*The problem*: Repeat exactly what appears from the opening line of the listing to the line with "ax2 = fig.add_axes([0.5535, 0.1328, 0.458, 0.837])", inclusive.
################
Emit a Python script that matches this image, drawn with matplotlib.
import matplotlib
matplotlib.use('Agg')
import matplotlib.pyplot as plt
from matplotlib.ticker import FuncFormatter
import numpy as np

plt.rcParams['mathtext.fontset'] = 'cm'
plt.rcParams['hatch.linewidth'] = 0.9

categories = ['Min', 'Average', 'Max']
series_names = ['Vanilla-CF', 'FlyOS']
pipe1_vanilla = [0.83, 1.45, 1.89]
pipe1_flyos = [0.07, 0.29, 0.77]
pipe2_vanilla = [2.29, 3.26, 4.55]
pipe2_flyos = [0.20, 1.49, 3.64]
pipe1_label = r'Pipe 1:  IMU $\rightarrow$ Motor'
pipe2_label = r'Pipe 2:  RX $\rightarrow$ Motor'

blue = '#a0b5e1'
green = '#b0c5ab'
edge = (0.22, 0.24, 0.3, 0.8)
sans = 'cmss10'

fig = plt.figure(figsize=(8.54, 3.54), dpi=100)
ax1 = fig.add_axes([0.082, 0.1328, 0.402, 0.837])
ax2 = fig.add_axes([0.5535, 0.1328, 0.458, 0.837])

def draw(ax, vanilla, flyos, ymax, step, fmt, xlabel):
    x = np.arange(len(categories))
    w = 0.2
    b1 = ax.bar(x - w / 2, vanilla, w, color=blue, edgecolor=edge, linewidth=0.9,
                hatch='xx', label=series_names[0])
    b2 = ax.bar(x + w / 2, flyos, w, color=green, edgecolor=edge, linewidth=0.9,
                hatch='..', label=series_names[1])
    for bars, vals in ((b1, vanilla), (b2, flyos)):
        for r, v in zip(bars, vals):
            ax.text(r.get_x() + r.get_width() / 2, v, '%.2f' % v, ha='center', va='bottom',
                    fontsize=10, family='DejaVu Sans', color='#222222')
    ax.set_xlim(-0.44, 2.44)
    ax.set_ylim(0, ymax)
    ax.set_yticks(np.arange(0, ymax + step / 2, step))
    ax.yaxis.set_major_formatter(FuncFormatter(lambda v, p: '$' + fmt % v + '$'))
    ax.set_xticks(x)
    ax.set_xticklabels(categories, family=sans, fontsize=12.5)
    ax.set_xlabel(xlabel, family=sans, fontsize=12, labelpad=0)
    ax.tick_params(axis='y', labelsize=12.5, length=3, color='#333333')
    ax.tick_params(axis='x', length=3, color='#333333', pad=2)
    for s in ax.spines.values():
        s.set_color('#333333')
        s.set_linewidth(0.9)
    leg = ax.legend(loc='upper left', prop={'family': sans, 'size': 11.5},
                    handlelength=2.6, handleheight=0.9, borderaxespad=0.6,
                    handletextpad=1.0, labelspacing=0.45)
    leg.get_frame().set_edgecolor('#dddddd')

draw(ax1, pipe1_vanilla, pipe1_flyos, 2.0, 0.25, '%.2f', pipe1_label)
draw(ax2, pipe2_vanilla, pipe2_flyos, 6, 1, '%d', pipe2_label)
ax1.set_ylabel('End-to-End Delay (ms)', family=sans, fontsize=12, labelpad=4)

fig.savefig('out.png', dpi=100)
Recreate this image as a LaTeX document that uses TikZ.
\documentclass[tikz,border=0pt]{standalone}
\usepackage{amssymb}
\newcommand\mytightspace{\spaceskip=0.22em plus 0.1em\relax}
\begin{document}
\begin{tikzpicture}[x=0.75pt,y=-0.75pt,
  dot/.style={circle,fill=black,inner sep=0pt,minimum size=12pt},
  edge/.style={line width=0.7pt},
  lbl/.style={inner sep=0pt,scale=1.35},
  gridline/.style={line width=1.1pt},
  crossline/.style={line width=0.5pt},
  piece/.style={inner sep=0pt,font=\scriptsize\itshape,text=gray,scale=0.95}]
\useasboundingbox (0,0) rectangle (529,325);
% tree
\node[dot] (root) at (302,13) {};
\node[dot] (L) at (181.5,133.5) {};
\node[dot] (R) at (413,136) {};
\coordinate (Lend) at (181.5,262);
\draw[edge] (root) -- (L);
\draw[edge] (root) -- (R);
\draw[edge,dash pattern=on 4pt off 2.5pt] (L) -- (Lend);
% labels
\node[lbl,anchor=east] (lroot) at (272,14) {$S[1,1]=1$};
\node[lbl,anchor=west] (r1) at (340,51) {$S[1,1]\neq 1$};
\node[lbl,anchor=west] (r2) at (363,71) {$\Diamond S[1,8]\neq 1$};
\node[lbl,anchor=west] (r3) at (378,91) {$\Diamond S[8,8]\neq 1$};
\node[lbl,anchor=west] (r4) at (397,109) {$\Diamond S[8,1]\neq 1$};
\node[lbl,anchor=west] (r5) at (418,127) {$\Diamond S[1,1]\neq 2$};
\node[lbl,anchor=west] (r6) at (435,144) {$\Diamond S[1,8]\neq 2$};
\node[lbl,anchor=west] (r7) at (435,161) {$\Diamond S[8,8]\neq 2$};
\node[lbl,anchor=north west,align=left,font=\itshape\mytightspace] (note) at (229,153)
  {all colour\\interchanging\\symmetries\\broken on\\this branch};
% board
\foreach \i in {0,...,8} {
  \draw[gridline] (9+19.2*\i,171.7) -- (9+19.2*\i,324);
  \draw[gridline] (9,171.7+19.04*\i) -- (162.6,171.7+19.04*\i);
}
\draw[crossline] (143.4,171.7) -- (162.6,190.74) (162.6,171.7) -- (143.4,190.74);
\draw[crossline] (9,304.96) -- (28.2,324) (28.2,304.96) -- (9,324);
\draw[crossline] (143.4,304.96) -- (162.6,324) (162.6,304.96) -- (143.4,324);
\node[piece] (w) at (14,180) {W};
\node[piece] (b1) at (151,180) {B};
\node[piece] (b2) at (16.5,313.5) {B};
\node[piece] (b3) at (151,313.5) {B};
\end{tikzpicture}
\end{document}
################
*Result of this exercise*:
Emit a Python script that matches this image, drawn with matplotlib.
import matplotlib
matplotlib.use('Agg')
import matplotlib.pyplot as plt
from matplotlib.ticker import FuncFormatter
import numpy as np

plt.rcParams['mathtext.fontset'] = 'cm'
plt.rcParams['hatch.linewidth'] = 0.9

categories = ['Min', 'Average', 'Max']
series_names = ['Vanilla-CF', 'FlyOS']
pipe1_vanilla = [0.83, 1.45, 1.89]
pipe1_flyos = [0.07, 0.29, 0.77]
pipe2_vanilla = [2.29, 3.26, 4.55]
pipe2_flyos = [0.20, 1.49, 3.64]
pipe1_label = r'Pipe 1:  IMU $\rightarrow$ Motor'
pipe2_label = r'Pipe 2:  RX $\rightarrow$ Motor'

blue = '#a0b5e1'
green = '#b0c5ab'
edge = (0.22, 0.24, 0.3, 0.8)
sans = 'cmss10'

fig = plt.figure(figsize=(8.54, 3.54), dpi=100)
ax1 = fig.add_axes([0.082, 0.1328, 0.402, 0.837])
ax2 = fig.add_axes([0.5535, 0.1328, 0.458, 0.837])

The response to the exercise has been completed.